Выясняется, что новый русский заем, очевидно, не был окончательно оформлен гг. Гопе из Амстердама, как я полагал раньше на основании объявлений, данных на лондонской и манчестерской биржах, и что эти банкиры не дали русскому казначейству никаких денежных авансов. Они только согласились предложить этот заем на различных биржах Европы, не беря при этом на себя никаких обязательств. Сообщают, что успех этого займа весьма сомнителен, и мы имеем сведения, что в Берлине и Франкфурте к нему относятся несочувственно. Гамбургский сенат запретил его официальную котировку, а английские дипломатические агенты и консулы, если верить «Morning Chronicle», выпустили обращение к британским подданным, предостерегая их от подписки на заем, «имеющий целью ведение войны против королевы».
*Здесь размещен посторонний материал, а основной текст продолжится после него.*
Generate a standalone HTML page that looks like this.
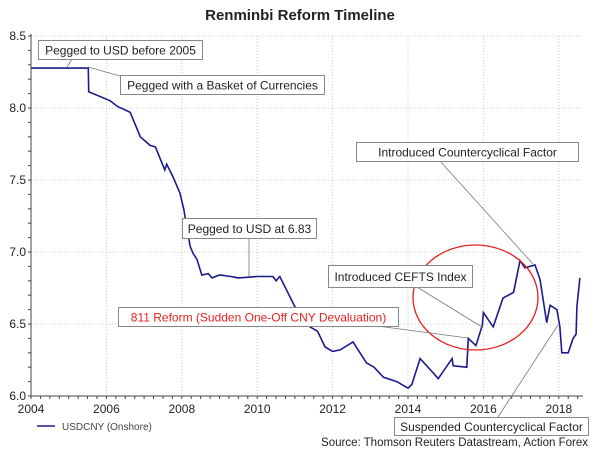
<!DOCTYPE html>
<html><head><meta charset="utf-8"><style>
body{margin:0;background:#fff;}
svg{display:block;font-family:"Liberation Sans",sans-serif;}
</style></head><body>
<svg id="chart" width="600" height="450" viewBox="0 0 600 450">
<text x="300" y="20" text-anchor="middle" font-size="15" font-weight="bold" fill="#222">Renminbi Reform Timeline</text>
<g id="grid"></g><g id="axes"></g>
<path id="line" fill="none" stroke="#1a1a8c" stroke-width="1.6"/>
<g id="ann"></g>
<line x1="37" y1="426" x2="55" y2="426" stroke="#1a1a8c" stroke-width="1.6"/>
<text x="62" y="430" font-size="10" fill="#444">USDCNY (Onshore)</text>
<text x="588" y="446" text-anchor="end" font-size="11.5" fill="#222">Source: Thomson Reuters Datastream, Action Forex</text>
</svg>
<script>
const years=[2004,2005.52,2005.53,2006.1,2006.3,2006.63,2006.9,2007.16,2007.3,2007.55,2007.6,2007.77,2007.95,2008.05,2008.22,2008.3,2008.4,2008.53,2008.7,2008.8,2009,2009.3,2009.5,2010,2010.42,2010.5,2010.6,2011.0,2011.4,2011.6,2011.8,2012.0,2012.2,2012.54,2012.9,2013.1,2013.35,2013.7,2014.0,2014.1,2014.32,2014.67,2014.8,2015.17,2015.2,2015.56,2015.6,2015.8,2015.97,2016.0,2016.26,2016.52,2016.8,2016.97,2017.1,2017.37,2017.5,2017.68,2017.77,2017.95,2018.03,2018.08,2018.25,2018.38,2018.46,2018.48,2018.56];
const values=[8.277,8.277,8.113,8.05,8.01,7.97,7.80,7.74,7.73,7.57,7.61,7.52,7.41,7.30,7.04,6.99,6.95,6.84,6.85,6.82,6.84,6.83,6.82,6.83,6.83,6.80,6.83,6.62,6.48,6.45,6.34,6.31,6.32,6.375,6.23,6.20,6.13,6.10,6.055,6.08,6.26,6.16,6.12,6.26,6.21,6.20,6.40,6.35,6.49,6.58,6.48,6.68,6.72,6.94,6.89,6.91,6.81,6.51,6.63,6.60,6.48,6.30,6.30,6.40,6.43,6.62,6.82];
const xTicks=[2004,2006,2008,2010,2012,2014,2016,2018];
const yTicks=[6.0,6.5,7.0,7.5,8.0,8.5];
const L=31,R=583,T=36,B=396;
const xs=y=>L+(y-2004)*37.7;
const ys=v=>B-(v-6)*144;
const NS="http://www.w3.org/2000/svg";
function mk(tag,attrs,parent,text){const e=document.createElementNS(NS,tag);for(const k in attrs)e.setAttribute(k,attrs[k]);if(text!==undefined)e.textContent=text;parent.appendChild(e);return e;}
const grid=document.getElementById('grid'),axes=document.getElementById('axes');
yTicks.forEach(t=>{
 const g=mk('line',{x1:L,x2:R,y1:ys(t),y2:ys(t),stroke:'#c8c8c8','stroke-dasharray':'1,2'},grid);
 
 
 const tx=mk('text',{x:L-5,y:ys(t)+4,'text-anchor':'end','font-size':'12',fill:'#222'},axes,t.toFixed(1));
 
 
});
for(let v=6;v<=8.5001;v+=0.1){mk('line',{x1:L-3,x2:L,y1:ys(v),y2:ys(v),stroke:'#444'},axes);}
xTicks.forEach(t=>{
 const g=mk('line',{x1:xs(t),x2:xs(t),y1:T,y2:B,stroke:'#c8c8c8','stroke-dasharray':'1,2'},grid);
 
 
 const tx=mk('text',{x:xs(t),y:B+17,'text-anchor':'middle','font-size':'12',fill:'#222'},axes,String(t));
 
 
});
for(let y=2004;y<=2018.6;y+=0.25){mk('line',{x1:xs(y),x2:xs(y),y1:B,y2:B+3,stroke:'#444'},axes);}
const ya=mk('line',{x1:L,x2:L,y1:T-2,y2:B,stroke:'#444'},axes);


const xa=mk('line',{x1:L,x2:R,y1:B,y2:B,stroke:'#444'},axes);


document.getElementById('line').setAttribute('d',years.map((y,i)=>(i?'L':'M')+xs(y).toFixed(1)+','+ys(values[i]).toFixed(1)).join(''));
const ann=document.getElementById('ann');
const el=mk('ellipse',{cx:475.5,cy:297.5,rx:62.5,ry:52.5,fill:'none',stroke:'#e82020','stroke-width':1.3},ann);


const notes=[
 ["Pegged to USD before 2005",38,40,164,19,[[72,59],[67,67]],'#222'],
 ["Pegged with a Basket of Currencies",120,75,204,19,[[88,67],[120,76]],'#222'],
 ["Pegged to USD at 6.83",182,218,134,20,[[249,238],[249,276]],'#222'],
 ["Introduced CEFTS Index",328,265,144,22,[[417,287],[482,327]],'#222'],
 ["811 Reform (Sudden One-Off CNY Devaluation)",118,307,280,19,[[347,322],[468,338]],'#e82020'],
 ["Introduced Countercyclical Factor",356,142,222,19,[[440,161],[533,264]],'#222'],
 ["Suspended Countercyclical Factor",394,417,194,18,[[498,417],[558,325]],'#222']
];
notes.forEach(n=>{
 const ln=mk('line',{x1:n[5][0][0],y1:n[5][0][1],x2:n[5][1][0],y2:n[5][1][1],stroke:'#777','stroke-width':0.8},ann);
 
 
 const r=mk('rect',{x:n[1]+0.5,y:n[2]+0.5,width:n[3],height:n[4],fill:'#fff',stroke:'#888'},ann);
 
 
 const t=mk('text',{x:n[1]+n[3]/2+0.5,y:n[2]+n[4]/2+4.8,'text-anchor':'middle','font-size':'12',fill:n[6]},ann,n[0]);
 
 
});
</script>
</body></html>
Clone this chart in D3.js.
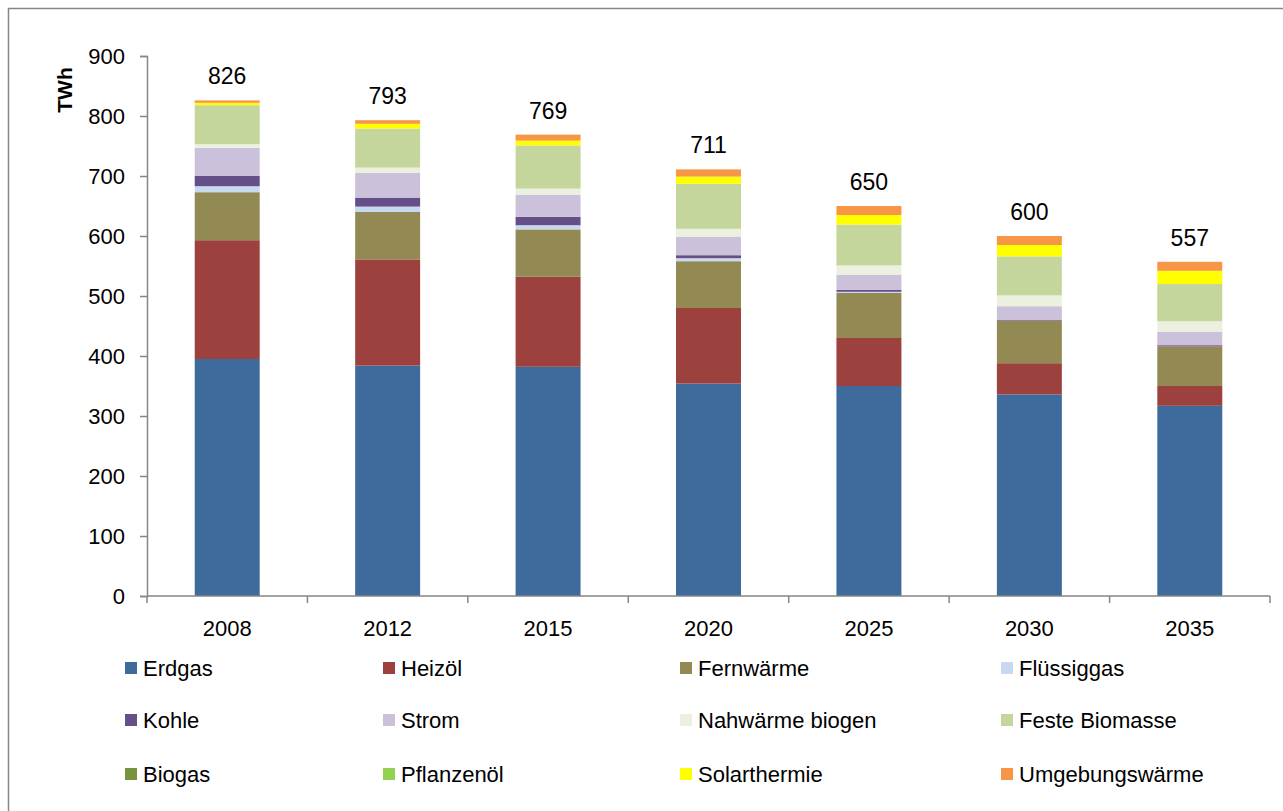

Сведения о движениях русских войск после снятия ими осады Силистрии противоречивы. В то время как «Moniteur» сообщает об отступлении русских за Прут, венская «Presse» утверждает, что нет ни малейших оснований этому верить. По-видимому, русские, напротив, не собираются эвакуировать даже Валахию, поскольку генерал Липранди занял позиции у Плоешти и Кымпины, расположив свои аванпосты у входа в Ротертурм-пасс, в то время как главная армия, отходя через Слободзею и по левому берегу Дуная, остановилась, как сообщают, у Браилова. С другой стороны, корпус Лидерса, занимающий Добруджу, еще не оставил линии Траянова вала, и мало вероятно, что даже в случае дальнейшего отступления он сдаст Мэчин и Исакчу. Говорят, что большое количество союзных войск направляется в Молдавию, где русские, по-видимому, предполагают сосредоточить большие силы: сюда пришел корпус генерала Панютина из Подолии и подтягиваются дополнительные силы из Бессарабии. Все силы русских в Верхней Молдавии, между Яссами, Романом и Ботошанами, якобы достигают 60000 человек и одна дивизия в 20000 человек стоит у Каменца. «Паскевич», — сообщает «Ost-Deutsche Post», — «заявил, что он ни в коем случае не оставит устье Дуная». Свое отступление русские объясняют только эпидемией, вспыхнувшей на верхнем Дунае.

вернуться

159

Четверной союз — см. примечание 88.

вернуться

160

Речь идет о военном мятеже (пронунсиаменто), начавшемся в Мадриде 28 июня 1854 года. С весны 1854 г. в Испании нарастало народное недовольство в связи с тяжелым экономическим положением в стране и хозяйничанием реакционных сил; недовольство масс особенно усилилось в связи с роспуском кортесов, пытавшихся противодействовать принятому правительством декрету об уплате налогов за 6 месяцев вперед. Руководители пронунсиаменто генералы О'Доннель и Дульсе, стремившиеся в своих личных целях свергнуть диктатуру Сан-Луиса, пытались использовать это недовольство масс и были вынуждены обещать некоторые буржуазные реформы в области налогообложения; они обещали также устранить камарилью, созвать кортесы, образовать национальную милицию и провести другие преобразования. Вовлечение народных масс в борьбу привело к буржуазной революции 1854–1856 годов, в ходе которой к власти в 1854 г. снова пришла партия прогрессистов во главе с Эспартеро. Однако напуганная активностью широких народных масс, буржуазия перешла на сторону контрреволюции, и в 1856 г. к власти вернулись крайние реакционные круги.

вернуться

161

Маркс, по-видимому, имеет в виду восстание, происшедшее в частях гарнизона Сарагосы в феврале 1854 года.